The HKJC Read is the Wang Report's twice-weekly data-journalism feature on Hong Kong horse racing. It publishes race-day mornings before the first post at Sha Tin (Sunday) or Happy Valley (Wednesday). It is not a tipster service. It does not publish picks or selections. It analyzes the field and the institutional context using the publication's data tooling.
Six of eleven races at Class 4. No Group races, no international invitees, no prestige card architecture. This is a Sha Tin Sunday in the eighth week before the HKJC season closes, and the card reads exactly like what it is: a finishing-position exercise with downstream consequences for syndicate retention, horse valuations, and trainer-yard economics that persist into 2026-27. HKJC publishes revised handicap ratings within weeks of the final July meeting. The rating a horse carries out of this season determines the class it enters next September, the field it draws against, and whether its current ownership group sees a reason to hold through the off-season. The entry decisions that shaped today's field were made six weeks ago. What remains is execution.
Four races at 1200 metres, four at 1400, two at 1800, one at 1000. The Class 4 sprint (Race 2, 1000M) runs in the rating band 60-40, a corridor that historically draws horses sourced from mid-tier Australian and New Zealand auctions alongside European-trained sprinters that do not travel well past a mile. The 1800M races (Races 1 and 8, spanning Classes 4 and 5) are where the stayers that have been marking time since February either justify their retention or do not. Three Class 3 races close the card (Races 6, 10, and 11), all at the 80-60 rating band. That compression at the top of the non-Group tier means horses competing at 80-60 today are racing at a ceiling that earns them a higher mark they may not sustain next season. It is a structural trap the handicap sets without apology.
HKJC's charity disbursement model runs on turnover, and the end-of-season meetings produce a final accounting that feeds into the Foundation's allocation across Hong Kong's social-services sector.
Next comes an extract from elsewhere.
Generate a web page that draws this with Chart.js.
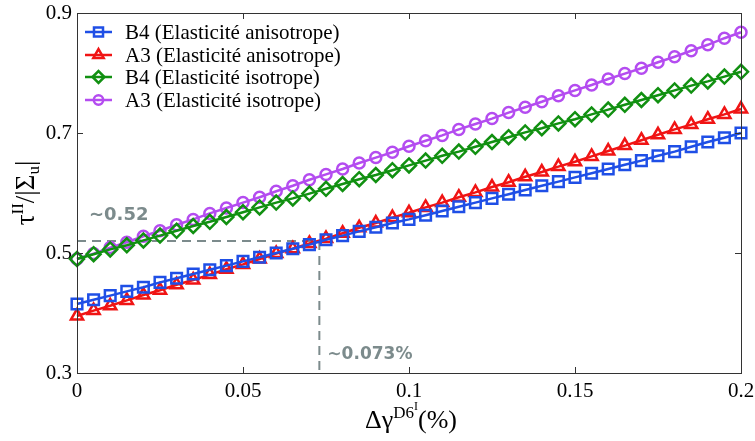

A card structured this heavily around Class 4 and Class 5 typically generates broader, more distributed betting action than a prestige card with one or two heavily-pooled Group races. That distribution matters at this point in the season: deeper retail pools indicate a meeting drawing from the city's domestic base rather than the concentrated positions that appear when a high-profile race pulls mainland-connected capital and cross-border attention. The Sunday Sha Tin slot, the class architecture, the absence of any Group race above it: together they describe a meeting running inside Hong Kong's local racing economy. The big prizes ended with Champions Day. What is left of the season is settled by the people who follow the card because the card is theirs. The May money at Class 4 is Hong Kong money.